Wednesday, November 12, 2014

Russian bombers to fly missions from the Arctic to the Caribbean and Gulf of Mexico

VLADIMIR ISACHENKOV reports today that
Russia's long-range bombers will conduct regular patrol missions from the Arctic Ocean to the Caribbean and the Gulf of Mexico, the military said Wednesday, a show of muscle reflecting tensions with the West over Ukraine.

On Monday, the European Leadership Network issued a report that found a sharp rise in Russian-NATO military encounters since the Kremlin's annexation of Crimea, including violations of national airspace, narrowly avoided mid-air collisions, close encounters at sea, harassment of reconnaissance planes, close overflights over warships and Russian mock bombing raid missions.

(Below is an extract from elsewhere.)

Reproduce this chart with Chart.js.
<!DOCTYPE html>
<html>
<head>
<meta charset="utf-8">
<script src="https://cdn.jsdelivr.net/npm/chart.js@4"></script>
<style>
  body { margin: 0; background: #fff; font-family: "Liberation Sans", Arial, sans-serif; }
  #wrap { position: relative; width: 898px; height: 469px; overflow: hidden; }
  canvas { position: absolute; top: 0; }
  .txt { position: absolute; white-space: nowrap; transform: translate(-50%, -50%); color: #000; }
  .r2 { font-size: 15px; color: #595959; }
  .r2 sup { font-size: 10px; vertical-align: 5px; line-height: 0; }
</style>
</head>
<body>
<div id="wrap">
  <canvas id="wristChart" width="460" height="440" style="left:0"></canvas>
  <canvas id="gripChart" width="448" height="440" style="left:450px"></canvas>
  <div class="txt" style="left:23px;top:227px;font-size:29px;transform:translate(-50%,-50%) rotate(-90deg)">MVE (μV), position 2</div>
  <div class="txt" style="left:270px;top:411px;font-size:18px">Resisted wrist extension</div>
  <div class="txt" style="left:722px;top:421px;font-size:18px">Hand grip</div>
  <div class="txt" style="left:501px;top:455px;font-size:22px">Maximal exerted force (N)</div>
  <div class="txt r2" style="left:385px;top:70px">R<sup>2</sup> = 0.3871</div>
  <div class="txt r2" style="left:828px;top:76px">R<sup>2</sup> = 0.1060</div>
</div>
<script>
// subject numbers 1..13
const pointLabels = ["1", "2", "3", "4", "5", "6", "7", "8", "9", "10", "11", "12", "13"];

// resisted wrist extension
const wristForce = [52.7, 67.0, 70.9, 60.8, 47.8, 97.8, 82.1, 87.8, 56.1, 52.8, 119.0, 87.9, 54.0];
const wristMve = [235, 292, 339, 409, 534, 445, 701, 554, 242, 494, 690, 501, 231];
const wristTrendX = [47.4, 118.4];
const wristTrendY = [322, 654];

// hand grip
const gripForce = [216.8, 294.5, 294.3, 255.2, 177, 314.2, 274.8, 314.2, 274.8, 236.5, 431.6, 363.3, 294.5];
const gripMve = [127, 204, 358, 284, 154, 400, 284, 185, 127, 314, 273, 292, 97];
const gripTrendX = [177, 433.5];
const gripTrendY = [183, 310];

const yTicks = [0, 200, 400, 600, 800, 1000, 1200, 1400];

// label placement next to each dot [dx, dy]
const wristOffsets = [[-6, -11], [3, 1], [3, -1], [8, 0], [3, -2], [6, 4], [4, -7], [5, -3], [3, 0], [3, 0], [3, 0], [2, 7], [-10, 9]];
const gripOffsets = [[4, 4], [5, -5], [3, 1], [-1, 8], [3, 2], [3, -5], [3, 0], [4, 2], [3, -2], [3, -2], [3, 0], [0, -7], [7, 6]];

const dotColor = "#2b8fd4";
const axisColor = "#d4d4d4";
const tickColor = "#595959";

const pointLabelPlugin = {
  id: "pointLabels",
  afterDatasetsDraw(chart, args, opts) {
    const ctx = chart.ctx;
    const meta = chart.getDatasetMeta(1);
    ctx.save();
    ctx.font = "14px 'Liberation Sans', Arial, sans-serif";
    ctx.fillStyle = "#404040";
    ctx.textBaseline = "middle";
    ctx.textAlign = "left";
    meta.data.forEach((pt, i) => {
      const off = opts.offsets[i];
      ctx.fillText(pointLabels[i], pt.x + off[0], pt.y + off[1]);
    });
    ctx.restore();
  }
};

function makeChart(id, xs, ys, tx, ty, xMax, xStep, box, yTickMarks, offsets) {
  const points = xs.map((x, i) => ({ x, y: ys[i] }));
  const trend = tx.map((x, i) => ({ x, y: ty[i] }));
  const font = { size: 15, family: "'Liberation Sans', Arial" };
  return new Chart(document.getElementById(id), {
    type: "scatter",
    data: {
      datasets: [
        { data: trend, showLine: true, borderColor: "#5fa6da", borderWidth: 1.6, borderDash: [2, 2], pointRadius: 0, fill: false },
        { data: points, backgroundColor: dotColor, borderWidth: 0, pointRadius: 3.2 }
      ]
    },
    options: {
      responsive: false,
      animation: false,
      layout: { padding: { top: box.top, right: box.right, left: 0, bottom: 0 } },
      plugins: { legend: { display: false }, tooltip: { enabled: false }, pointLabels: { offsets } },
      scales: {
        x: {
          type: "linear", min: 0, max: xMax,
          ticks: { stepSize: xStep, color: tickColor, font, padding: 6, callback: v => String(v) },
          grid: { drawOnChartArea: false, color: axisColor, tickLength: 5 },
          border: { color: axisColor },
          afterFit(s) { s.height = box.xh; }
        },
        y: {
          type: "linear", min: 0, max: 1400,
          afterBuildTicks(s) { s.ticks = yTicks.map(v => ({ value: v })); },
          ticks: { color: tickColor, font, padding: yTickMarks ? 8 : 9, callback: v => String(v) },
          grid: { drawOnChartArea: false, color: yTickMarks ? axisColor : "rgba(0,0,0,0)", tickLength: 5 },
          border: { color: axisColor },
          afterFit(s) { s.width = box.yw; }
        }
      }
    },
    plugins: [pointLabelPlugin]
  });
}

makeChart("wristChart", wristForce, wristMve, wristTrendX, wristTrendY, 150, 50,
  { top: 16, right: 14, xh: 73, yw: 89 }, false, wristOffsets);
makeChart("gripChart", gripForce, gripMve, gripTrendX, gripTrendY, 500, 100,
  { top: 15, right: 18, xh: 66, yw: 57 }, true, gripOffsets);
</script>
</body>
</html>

Three of the nearly 40 incidents, the think tank said, carried a "high probability" of causing casualties or triggering a direct military confrontation: a narrowly avoided collision between a civilian airliner and a Russian surveillance plane, the abduction of an Estonian intelligence officer and a large-scale Swedish hunt for a suspected Russian submarine that yielded no result.

In September, the report said, Russian strategic bombers in the Labrador Sea off Canada practiced cruise missile strikes on the U.S. Earlier this year, in May, the report said, Russian military aircraft approached within 50 miles (80 kilometers) of the California coast, the closest such Russian military flight reported since the end of the Cold War.